Les premiers dossiers dont ils s’occupèrent furent ceux de Ferré et de Rossel. La presse libérale plaidait chaleureusement la cause du jeune officier. Dans cet inquiet, sans opinions politiques malsonnantes et qui avait si cavalièrement tourné le dos à la Commune, la bourgeoisie reconnut vite un de ses enfants égarés. Il avait d’ailleurs fait amende honorable. Les journaux publiaient ses mémoires où il vilipendait la Commune et les fédérés. On racontait jour par jour sa vie de prisonnier, ses entretiens sublimes avec un ministre protestant, ses entrevues déchirantes avec sa famille. Le bonapartiste Jules Amigues organisa une manifestation d’étudiants pour demander sa grâce. De Ferré, pas un mot, si ce n’est pour dire qu’il était « hideux. » Sa mère était morte folle ; son frère était enfermé dans un cabanon de Versailles ; son père, prisonnier dans la citadelle de Fouras ; sa sœur, une jeune fille de 19 ans, silencieuse, résignée, consumait ses jours et ses nuits à gagner les vingt francs qu’elle envoyait chaque semaine aux prisonniers. Elle avait refusé l’aide de ses amis, ne voulant partager avec personne l’honneur d’accomplir son devoir. On ne pouvait rien imaginer de plus « hideux ».
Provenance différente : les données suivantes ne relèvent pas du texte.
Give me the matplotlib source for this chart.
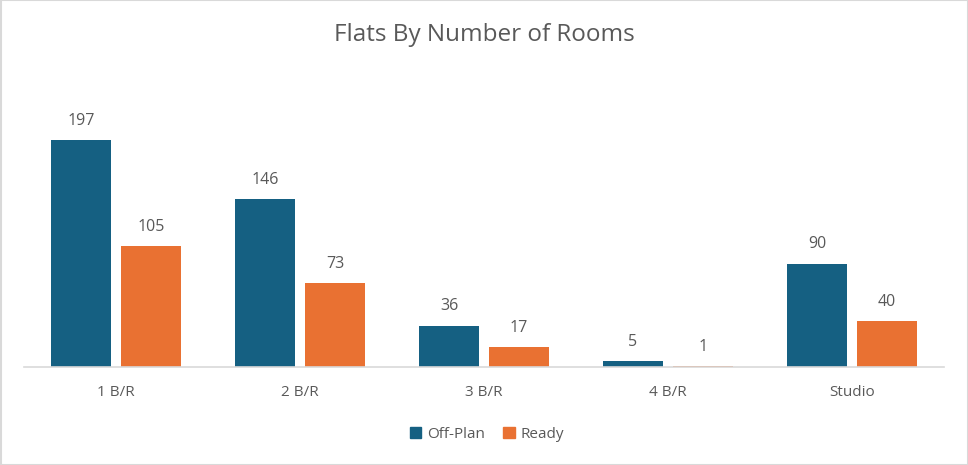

Pendant douze semaines, la mort resta suspendue sur les condamnés. Le 28 Novembre, à six heures du matin, on leur dit qu’il fallait mourir. Ferré sauta hors de son lit sans montrer d’émotion, déclina la visite de l’aumônier, écrivit à la justice militaire pour demander l’élargissement des siens, et à sa sœur pour qu’elle enterrât son cadavre de manière à ce que ses amis pussent le retrouver. Rossel, assez surpris d’abord, s’entretint avec un pasteur, écrivit pour demander qu’on ne vengeât point sa mort, précaution très inutile, et rédigea un testament mystique.